Chelsi Figley's (SAS '18) mission is to counsel people with physical disabilities to be independent. She lives her philosophy every day. A mental-health counselor near Youngstown, Ohio, Figley also is a powerlifter with spina bifida who can't use her legs and needs her trainer or coach to strap them to the bench before she lies down, grabs the thick metal bar above her head and pushes the load up. She's competed in national and international competitions and currently serves on the Team USA Olympic and Paralympic Athletes' Advisory Council.
Why powerlifting? How did that come about?
I've been powerlifting for almost 10 years. I actually started going to the gym to lose weight. Then I realized that I really liked bench-pressing and found out it was a Paralympic event, and I wanted to be involved in the Paralympics. So I switched goals. I had grown up always watching the Olympics wishing I could be part of it.
Why did you take a leadership role on the Paralympics advisory council?
I wanted to advocate for the athletes in general, and more specifically, for the Paralympic sports because there's not as much representation.
What's powerlifting's impact on you mentally and emotionally?

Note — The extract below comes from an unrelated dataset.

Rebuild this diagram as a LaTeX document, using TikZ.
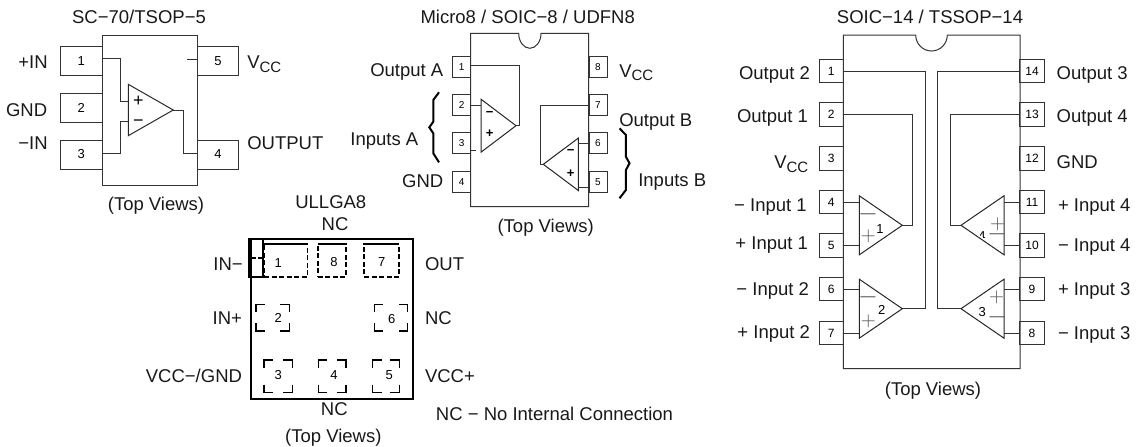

I've always liked sports, but when I was growing up, I didn't have a lot of access to adaptive sports. The only thing I could do was to spectate or manage the girls volleyball and basketball teams. So [powerlifting] gave me a niche that I was good at that I'd never had. It's also something that I do that doesn't have anything to do with my [wheel]chair, because I'm not in it when I'm competing.
You often don't like when people call you an inspiration. Why is that?
In the past, I had a really adverse emotional reaction to it. But now, it depends on the context. When people find out that I powerlift and was ranked 12th in the world [in 2014 in her weight class], then that's OK. But people come up to me in a grocery store when I'm grabbing a ketchup bottle off the shelf and tell me that I'm an inspiration. It affects me when people make a big deal about me doing very normal, everyday things. I don't understand it.
You had set your sights on the 2024 Paralympics, but recently decided to focus more on your career. Why is that?
I missed several qualifying competitions over the last three years or so because of health issues that kept me home. It seemed like I would take months to ready for a qualifying competition and when it came around, I couldn't go. It was taking a toll on me mentally and emotionally, not to mention the physical wear and tear. I decided my body was telling me it was time for me to move on to the next phase of my life. I will definitely be on the advisory council through 2024.
Why did you choose CWRU and the online program?
The online program was because I compete nationally and internationally and travel for competitions. I even did my bachelor's online [in social work at Liberty University]. Case Western [Reserve] was recommended to me by Becky Nelis (SAS '03), who I now work for [at Pathways of Ohio Counseling Services]. She did the on-campus social work program and got a lot out of it.
Did you have mentors at the university?
Sonia Minnes [PhD, associate professor of social work and chair of the Mandel School's doctoral program] was a huge help and mentor to me. She was very instrumental in me being able to adapt the online program to work for my particular circumstances.
Where do you hope to take your mental-health counseling career?
I would eventually like to give seminars for home-health caretakers and parents of people with disabilities, so that the caretakers understand the importance of independence.